The sidewalk meeting did not go as anticipated. About 250 people filled all available seating, but the rest had to wait outside per orders from the fire marshal. On the way in, a group of drummers beat away, as if conjuring sidewalk energy. Two little girls offered people yellow “Sidewalks for Safety” stickers to wear, since people are not allowed to display signs at city council meetings.

The meeting had been moved to a church because the original public location was not air-conditioned. City Attorney Bob Oast said it would be OK, because council would be meeting in the cultural hall. People had to walk past a nativity scene and deal with banners about the church’s ministries and other religious themes.

Heather Goldstein, playing up her role as executive director of the Jewish Community Center, worked the audience. She’s running in the controversial Superior Court judgship race against Diane McDonald and Marvin Pope. Pope lost the primary, and so he and the others are running to fill a vacancy created just weeks ago.

City Manager Gary Jackson told early arrivers there was a gunman at the federal building. At the meeting, Mayor Terry Bellamy announced Councilman Jan Davis, whose business is almost nextdoor to the federal building, had a very important personal emergency and would be unable to attend. At the time of this writing, the APD is being politically correct about the situation.

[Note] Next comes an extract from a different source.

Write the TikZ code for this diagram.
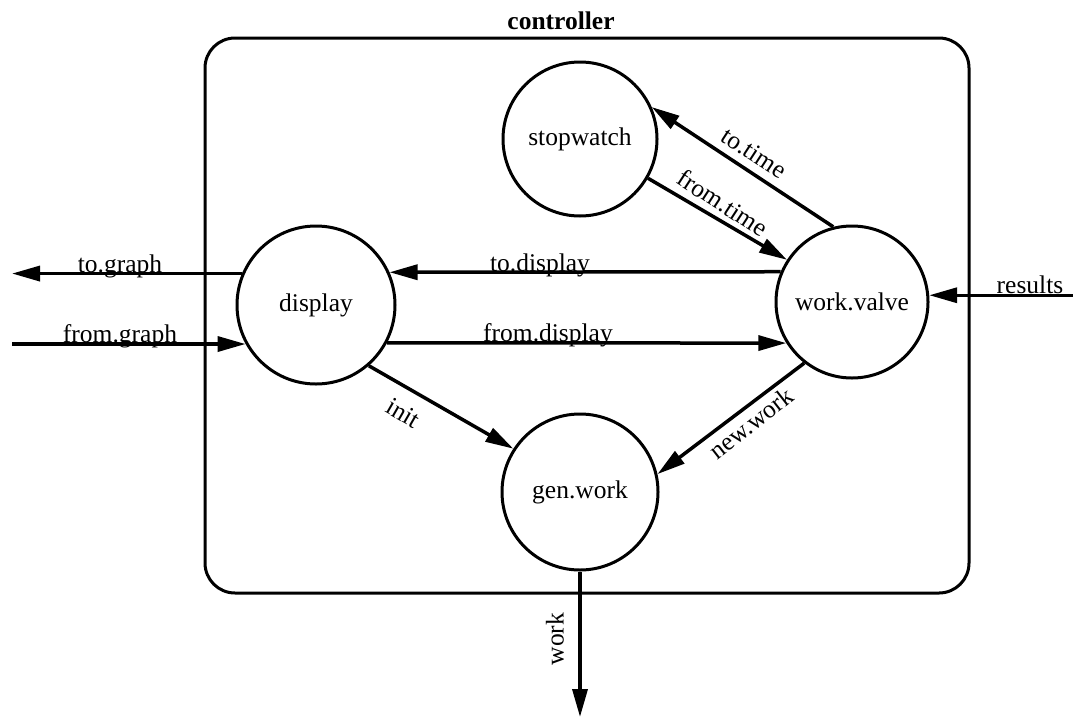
\documentclass[tikz,border=0pt]{standalone}
\usepackage{fontspec}
\setmainfont{Liberation Serif}
\usetikzlibrary{arrows.meta}
\begin{document}
\begin{tikzpicture}[x=1pt,y=-1pt,
  proc/.style={circle,draw,line width=3pt,inner sep=0pt,minimum size=#1,font=\fontsize{25.5}{30}\selectfont},
  flow/.style={line width=3.5pt,-{Triangle[length=28pt,width=15pt]}},
  lbl/.style={font=\fontsize{25.5}{30}\selectfont,inner sep=0pt}]
\useasboundingbox (0,0) rectangle (1073,718);
% container
\node[draw,line width=3pt,rounded corners=30pt,minimum width=764pt,minimum height=555pt,inner sep=0pt] (ctrl) at (587,315.5) {};
\node[font=\fontsize{25.5}{30}\selectfont\bfseries,inner sep=0pt] (ctrlname) at (561,21) {controller};
% processes
\node[proc=154pt] (stop) at (580,139) {stopwatch};
\node[proc=158pt] (disp) at (316,305) {display};
\node[proc=152pt] (valve) at (852,302) {work.valve};
\node[proc=156pt] (gen) at (580,492) {gen.work};
% free ends
\coordinate (tgEnd) at (12,274);
\coordinate (fgStart) at (12,344);
\coordinate (resStart) at (1073,295);
\coordinate (workEnd) at (580,717);
% connectors
\draw[flow] (disp.157) -- (disp.157 -| tgEnd);
\draw[flow] (fgStart |- disp.209.5) -- (disp.209.5);
\draw[flow] (valve.157.6) -- (disp.24);
\draw[flow] (disp.-28.7) -- (valve.212.6);
\draw[flow] (resStart |- valve.5) -- (valve.5);
\draw[flow] (valve.104.8) -- (stop.24);
\draw[flow] (stop.-30.4) -- (valve.147.9);
\draw[flow] (disp.-49.6) -- (gen.147);
\draw[flow] (valve.232.4) -- (gen.13.7);
\draw[flow] (gen.south) -- (workEnd);
% labels
\node[lbl,anchor=base] (ltg) at (120,272) {to.graph};
\node[lbl,anchor=base] (lfg) at (120,342) {from.graph};
\node[lbl,anchor=base] (ltd) at (540,271) {to.display};
\node[lbl,anchor=base] (lfd) at (548,341) {from.display};
\node[lbl,anchor=base] (lres) at (1030,293) {results};
\node[lbl,rotate=-33] (ltt) at (754,153) {to.time};
\node[lbl,rotate=-33] (lft) at (723,203) {from.time};
\node[lbl,rotate=-30] (linit) at (403,413) {init};
\node[lbl,rotate=38] (lnw) at (751,423) {new.work};
\node[lbl,rotate=90] (lwork) at (555,639) {work};
\end{tikzpicture}
\end{document}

As for sidewalks, the neighborhood group played a video with loud sidewalk music. It showed an ambulance trying to drive past a parade of protesters marching down the road with sidewalk signs. City staff made a couple presentations, including one with question-raising statistics: Asheville is growing slowly (but that is because it isn’t annexing, and it has nothing to do with density as claimed), Asheville’s daytime population is high (but that doesn’t mean the people who come in the daytime don’t pay property taxes for their business offices), the city lost $3 million in sales tax revenue (over an unspecified time frame from an unspecified total), etc.

Members of council explained building sidewalks was going to require partnering with state and local government. Congressman Heath Shuler is being lobbied for sidewalk money already. Bellamy told members of the audience they needed to stake a claim for funds or Raleigh, Charlotte, and Wake Forest would get Asheville’s fair share. An unspecified amount of porkulus is going toward sidewalks in the city already. Councilman Cecil Bothwell encouraged persons in the audience to vote for representatives that would be sympathetic. He also encouraged them to petition council at an upcoming meeting not to put transit funds into a parking garage that would encourage people to drive downtown instead of being green.

Most surprisingly, the meeting lasted less than two hours. Questions, commendably, were collected on index cards, so the mayor could set aside repetitive concepts. She promised, however, that all comments would be displayed on the city’s web site with answers. At least three times, people requested that taxes be raised to pay for sidewalks. The taxpaying status of the persons making the request is unknown. The question drew applause regardless.